To be fair, cleaning the grounds and pruning the trees is not exactly brutal work. Like most koans, look at the broader message here.
The broader message seems to be that the frail, the disabled and others who are unable to work don’t deserve food.
And the people doing no work taking food from the people who did the work to farm it? What do you call that?
a society that takes care of its people
If they take it, theft. If its willingly given, charity.
One have to recognize that manufacturing consent, including consent to give away to their threateners, is not necessarily always the most trivial job.

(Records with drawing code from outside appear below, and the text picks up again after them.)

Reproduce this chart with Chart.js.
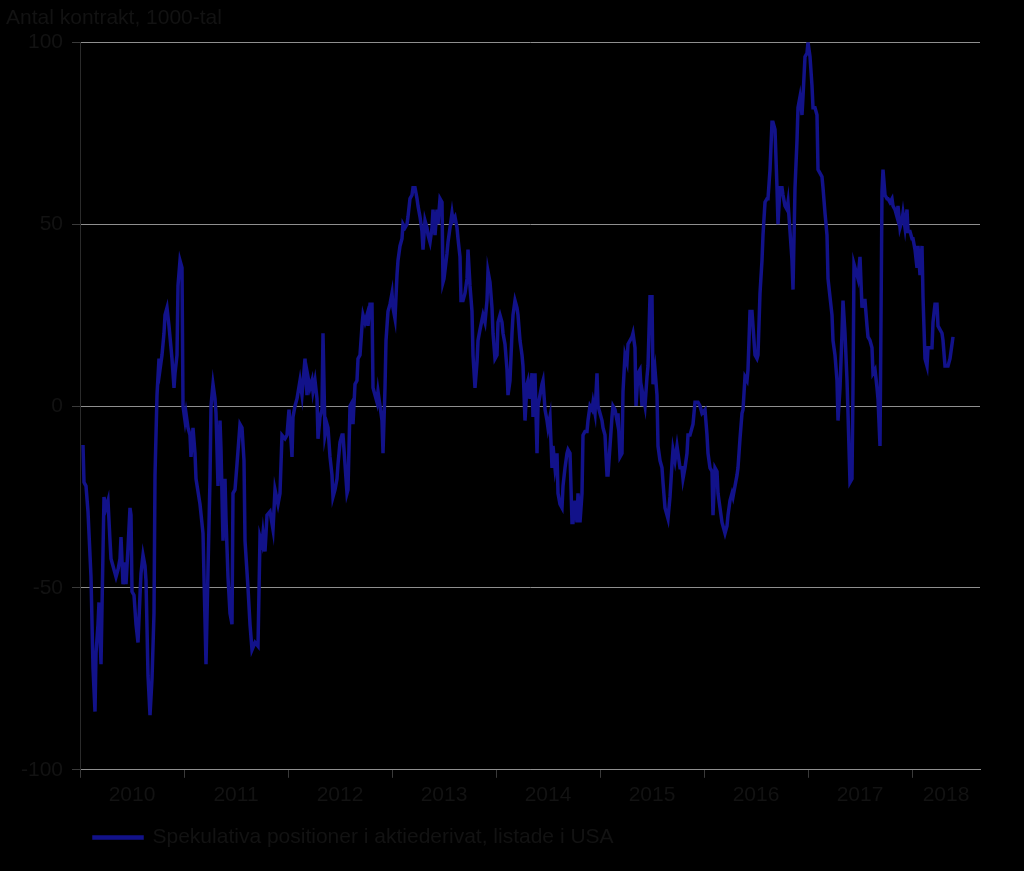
<!DOCTYPE html>
<html lang="sv">
<head>
<meta charset="utf-8">
<title>Spekulativa positioner</title>
<script src="https://cdn.jsdelivr.net/npm/chart.js@4.4.1/dist/chart.umd.min.js"></script>
<style>
  html, body { margin: 0; padding: 0; background: #000; }
  #wrap { width: 1024px; height: 871px; }
</style>
</head>
<body>
<div id="wrap"><canvas id="chart" width="1024" height="871"></canvas></div>
<script>
// veckor sedan början av 2010, och nettopositioner (1000-tal kontrakt)
const weeks = [
  1.5,2,3,4,5.5,6.5,7.5,8,9,9.5,10.5,11.5,12,13,14,15,15.5,16.5,18,19,
  20,20.5,21.5,22.5,23,24,25,25.5,26,27,28,29,30,30.5,31.5,32.5,33,34,35,36,
  37,37.5,38.5,39.5,40,41,42,42.5,43.5,44.5,46,47,47.5,48.5,49,50,51,51.5,52.5,53,
  54,55,55.5,56.5,57.5,58,60,61.5,63,64,65,65.5,66.5,67.5,68,69,70,70.5,71.5,72.5,
  73,74,75,76,76.5,77.5,78.5,80,81,82,82.5,84,85,86,87.5,89,90,91,91.5,92.5,
  93.5,95,96.5,97.5,99,100,101,102.5,103.5,104.5,106,106.5,107.5,108.5,110,111,112.5,113.5,114,115,
  116,116.5,117.5,118.5,119,120,121,121.5,122.5,123.5,124,125,126,126.5,127.5,128.5,129,130,131,131.5,
  132.5,133.5,134,135,136,136.5,137.5,138.5,139,140,141,141.5,142.5,143.5,144,145,146,146.5,147.5,148.5,
  149,150,151,151.5,152.5,153,154,155,156,156.5,157.5,158.5,159,160,161,161.5,162.5,163.5,164,165,
  166,166.5,167.5,168.5,169,170,171,171.5,172.5,173.5,174,175,176,176.5,177.5,178.5,179,180,181,181.5,
  182,183.5,184,185,186,186.5,187.5,188.5,189,190,190.5,191.5,192.5,193.5,194,195,196,196.5,197.5,198.5,
  199,200,201.5,202.5,203.5,204,205,206,206.5,207.5,208.5,209,210,211,211.5,212.5,213.5,214,215,216,
  216.5,217.5,218.5,219,220,221,221.5,222.5,223.5,224,225,226,226.5,227.5,228.5,229,230,231,231.5,232.5,
  233.5,234,235,236,236.5,237.5,238.5,239,240,241,241.5,242.5,243.5,244,245,246,246.5,247.5,248.5,249,
  250,251,251.5,252.5,253.5,254,255,256,256.5,257.5,258.5,259,260,261,261.5,262.5,263.5,264,265,266,
  266.5,267.5,268.5,269,270,271,271.5,272.5,273.5,274,276,276.5,277.5,278,279,280,281,281.5,282.5,283.5,
  284,285,286,286.5,287.5,288.5,289,290,291,291.5,292.5,293.5,294,295,296,296.5,297.5,298.5,299,300,
  301,301.5,302.5,303.5,304,305,306,306.5,307.5,308.5,309,310,311,312.5,313.5,314,315,316,316.5,317.5,
  318.5,319,320,321,321.5,322.5,323.5,324,325,326,326.5,327.5,328.5,329,330,331,331.5,332.5,333.5,334,
  335,336,336.5,337.5,338.5,339,340,341,341.5,342.5,343.5,344,345,346,346.5,347.5,348.5,349,350,351,
  351.5,352.5,353.5,354,355,356,356.5,357.5,358.5,359,360,361,361.5,362.5,363.5,364,365,366,366.5,367.5,
  368.5,369,370,371,371.5,372.5,373.5,374,375,376,376.5,377.5,378.5,379,380,381,381.5,382.5,383.5,384,
  385,386,386.5,387,388.5,389,390,391,391.5,392.5,393.5,394,395,396,396.5,397.5,398.5,399,400,401,
  401.5,402.5,403.5,404,405,406,406.5,407.5,408.5,409,410,411,411.5,412.5,413.5,414,415,416,416.5,417.5,
  418.5,419,420,421,421.5,422.5,423.5,424,425,426,426.5,427.5,428.5,429,430,431,431.5,432.5,433.5,434,435,436,436.5
];
const positions = [
  -10.7,-21,-22,-29,-47,-72,-84,-68,-60,-54,-71,-40,-25,-28,-26,-37,-42,-44,-47,-45,
  -42,-36,-49,-43,-49,-39,-28,-30,-51,-52,-60,-65,-52,-46,-41,-44,-48,-74,-85,-75,
  -57,-19,3,13,10,14,20,25,27,22,13,5,9,14,33,40,38,0,-4,-2,
  -6,-8,-14,-6,-13,-20,-27,-35,-71,-45,-20,0,6,2,-2,-22,-4,-12,-37,-20,
  -31,-47,-57,-60,-24,-23,-16,-5,-6,-15,-37,-50,-60,-67,-65,-66,-36,-38,-35,-40,
  -30,-29,-34,-23,-27,-24,-8,-9,-8,-1,-14,-3,0,2,7,3,13,3,8,5,
  7,4,7,2,-9,-3,-1,20,-8,-5,-6,-14,-19,-25,-23,-20,-16,-10,-8,-8,
  -16,-24,-23,0,1,-5,6,7,13,14,22,25,23,25,22,28,28,5,3,1,
  4,0,-4,-13,5,18,26,28,31,27,24,36,40,44,46,50,49,50,52,57,
  58,60,60,57,55,52,48,43,51,49,47,45,49,54,47,54,50,57,56,34,
  35,42,45,49,53,51,52,49,46,41,29,29,31,35,43,33,26,14,5,12,
  18,21,25,23,29,37,34,27,20,13,14,23,25,23,20,17,10,3,7,20,
  25,29,27,25,18,14,11,-4,6,7,2,9,-3,9,-13,0,3,6,7,-1,
  -4,-6,-3,-17,-11,-17,-13,-24,-27,-28,-22,-17,-13,-12,-13,-32,-32,-26,-32,-24,
  -32,-24,-8,-7,-7,-4,0,-1,1,-2,9,0,-2,-4,-6,-8,-19,-19,-11,-3,
  0,-1,-4,-2,-14,-13,4,14,12,17,19,20,16,0,9,10,0,3,0,8,
  11,30,30,6,10,3,-11,-15,-17,-21,-28,-30,-31,-25,-16,-12,-15,-11,-13,-17,
  -17,-20,-17,-13,-8,-8,-6,-5,1,1,1,0,-2,-1,-8,-13,-17,-18,-30,-17,
  -18,-24,-28,-32,-33,-35,-33,-30,-26,-24,-25,-22,-19,-17,-9,-2,-1,8,7,10,
  26,26,22,14,13,14,31,40,47,56,57,57,65,78,78,76,60,50,60,60,
  58,55,54,56,48,40,32,60,73,82,85,80,85,96,97,100,96,88,82,82,
  80,65,64,63,60,53,47,35,30,25,18,14,7,-4,5,20,29,20,7,-2,
  -21,-20,5,39,36,35,41,27,29,29,22,19,18,16,9,10,5,2,-11,59,
  65,58,57,57,56,57,55,54,52,55,49,51,53,49,54,48,48,46,46,43,
  38,44,36,44,30,13,11,16,16,16,23,28,28,22,21,20,18,11,11,11,13,17,19
];
const yearLabels = ['2010','2011','2012','2013','2014','2015','2016','2017','2018'];
const yTicks = [-100, -50, 0, 50, 100];
const seriesLabel = 'Spekulativa positioner i aktiederivat, listade i USA';
const titleText = 'Antal kontrakt, 1000-tal';

(function(){
  const weeksPerYear = 52;
  const xMax = 450;
  const navy = '#12128a';
  const textColor = '#121212';
  const gridColor = '#8f8f8f';
  const font = { family: '"Liberation Sans", Arial, sans-serif', size: 21, weight: 'normal' };

  const bounds = yearLabels.map((_, i) => i * weeksPerYear);
  const mids = bounds.map(b => (b + Math.min(b + weeksPerYear, xMax)) / 2);
  const isBound = (v) => bounds.includes(v);

  const ctx = document.getElementById('chart');
  new Chart(ctx, {
    type: 'line',
    data: {
      datasets: [{
        label: seriesLabel,
        data: weeks.map((w, i) => ({ x: w, y: positions[i] })),
        borderColor: navy,
        backgroundColor: navy,
        borderWidth: 3.5,
        pointRadius: 0,
        tension: 0,
        fill: false
      }]
    },
    options: {
      responsive: false,
      animation: false,
      devicePixelRatio: 1,
      layout: { padding: { left: 6, right: 44, top: 0, bottom: 13 } },
      plugins: {
        title: {
          display: true,
          text: titleText,
          align: 'start',
          color: textColor,
          font: font,
          padding: { top: 6, bottom: 11 }
        },
        legend: {
          position: 'bottom',
          align: 'start',
          fullSize: false,
          labels: { boxWidth: 48, boxHeight: 1, color: textColor, font: font, padding: 14 }
        },
        tooltip: { enabled: false }
      },
      scales: {
        x: {
          type: 'linear',
          min: 0,
          max: xMax,
          afterBuildTicks: (scale) => {
            scale.ticks = bounds.concat(mids).sort((a, b) => a - b).map(v => ({ value: v }));
          },
          ticks: {
            autoSkip: false,
            maxRotation: 0,
            padding: 5,
            color: textColor,
            font: font,
            callback: (v) => {
              const i = mids.indexOf(v);
              return i >= 0 ? yearLabels[i] : '';
            }
          },
          grid: {
            drawOnChartArea: false,
            tickLength: 8,
            tickColor: (c) => (c.tick && isBound(c.tick.value)) ? '#3a3a3a' : 'rgba(0,0,0,0)'
          },
          border: { color: gridColor }
        },
        y: {
          min: -100,
          max: 100,
          afterBuildTicks: (scale) => { scale.ticks = yTicks.map(v => ({ value: v })); },
          afterFit: (scale) => { scale.width = 74; },
          ticks: { color: textColor, font: font, padding: 9 },
          grid: { color: gridColor, tickLength: 8, tickColor: '#3a3a3a' },
          border: { color: '#2a2a2a' }
        }
      }
    }
  });
})();
</script>
</body>
</html>
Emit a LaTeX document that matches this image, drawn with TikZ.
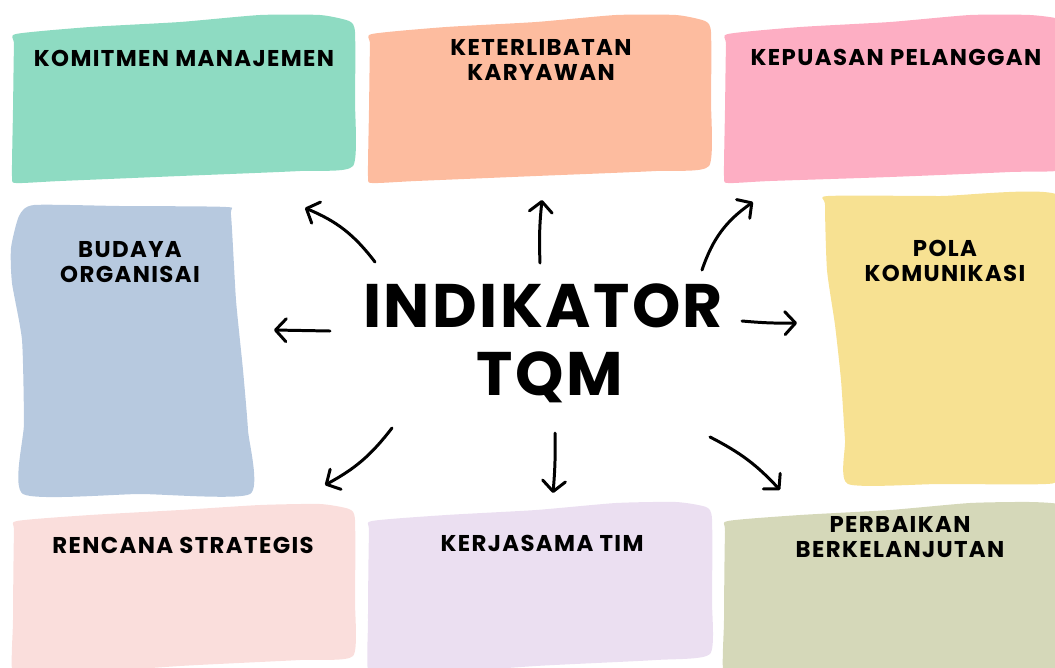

I genuinely do not understand what you’re saying, but my guess is that you’re saying charity sometimes isn’t charity because they’re manipulated into giving or something? In the parent story though, the person who would be given food is an old man for whom physical labor is difficult. It’s not manipulation, but kindness from someone who finds the work much easier to do.

I want to throw you a question. If one man grows twice as much food as he can eat before the food will spoil (and has nothing to do with it etc.), but then refuses to give any to a hungry beggar, is he committing an immoral act?

Society
What's brutal though? The master chose not to accept the fruits of community labor he didn't personally contribute towards. Contrast that with a society in which aggregating the surplus labor of the community to persons that didn't contribute is celebrated and rewarded. Which is the brutal philosophy?